Is there a defrag or CHKDSK equivalent for pools?
No. Storage Spaces optimally utilizes all physical disks. In the event that Storage Spaces metadata on a physical disk becomes corrupt (which will be obvious since the disk health will indicate a problem with the physical disk), you can treat the disk just as you would any other failed disk – simply remove it from the pool. If the physical disk is healthy, you can subsequently re-add it to the pool.
Can I change the maximum size of a space? Are there advantages or disadvantages to just making every space 50TB?
You can increase the logical size of a space at any time. Decreasing the logical size is not supported (or needed), given thin provisioning. It makes no difference whether you specify the initial logical size to be a smaller number (say 1TB) and grow it as needed, or set it to a very large number (say 50TB) right from the beginning. The latter may save you time and effort later.
Can I change the slab size to something other than a multiple of 256MB?
No. The slab size is automatically determined by Storage Spaces based on a multitude of factors to deliver an optimal experience in terms of performance and availability.
Does the pre-defined slab size result in sub-optimal utilization of capacity? For example, what if most of my files are very small? What if they’re all large video files?

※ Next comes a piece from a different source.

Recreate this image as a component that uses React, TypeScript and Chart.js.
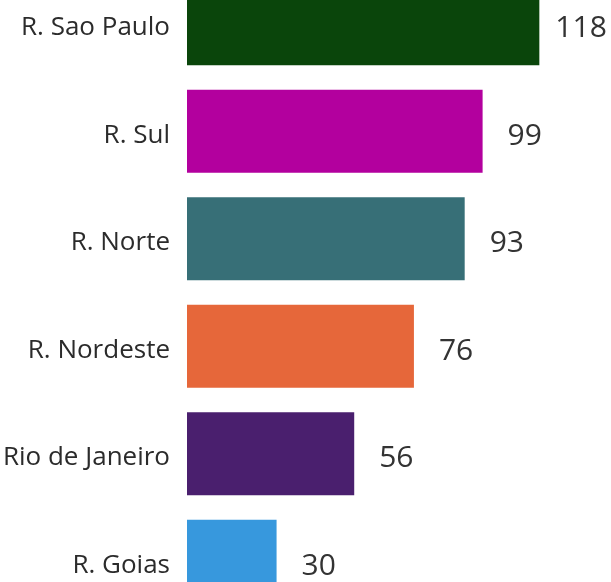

The slab size is an internal unit of capacity that we use for provisioning across multiple spaces within the same pool. Its value has no bearing on optimal storage of files, regardless of file size.
Can I move a storage pool from one computer to another, once created? For example, if I have a cage with 6 removable drives?
Yes. Just connect the physical disks comprising the pool to the new computer.
Say I have 3 external enclosures and I remove them one at a time. I then plug them into another Windows 8 computer in reverse order. Will the new computer think I have a broken pool or will it eventually catch up? What if I never plug in one of the enclosures?
You can plug enclosures back in in any order. When Storage Spaces detects a sufficient number of disks for quorum, it activates the pool and contained spaces. You can plug in more enclosures later. If the data on any disks becomes out of sync, Storage Spaces will automatically sync them. Even if you never plug in some enclosures, as long as Storage Spaces detects the minimum number of disks needed, you can continue working with your data. Storage Spaces informs you that physical disks are missing, and encourages you to plug them back in.
You mentioned that quorum for the pool requires a simple majority of healthy and connected physical disks. Does that mean I always need to have an even number of physical disks in the pool? Or do I need an odd number of physical disks? What about two-disk pools?
There is no requirement for an even or odd number of physical disks. Storage Spaces correctly handles two-disk pools and continues delivering resiliency to failures for a two-way mirrored space contained within such a pool, even if one physical disk fails or is disconnected.
What happens when I plug physical disks comprising a pool into a Windows 7 machine?
Windows 7 does not support Storage Spaces and will treat the physical disks just as it would any disk with an unfamiliar partitioning scheme.
For More Information
For more information, please see the following article:
Virtualizing storage for scale, resiliency, and efficiency
Try This: Storage Spaces
- Use Disk Management to create multiple VHD files larger than 4GB.
- Create both a mirrored and parity storage space from the pool.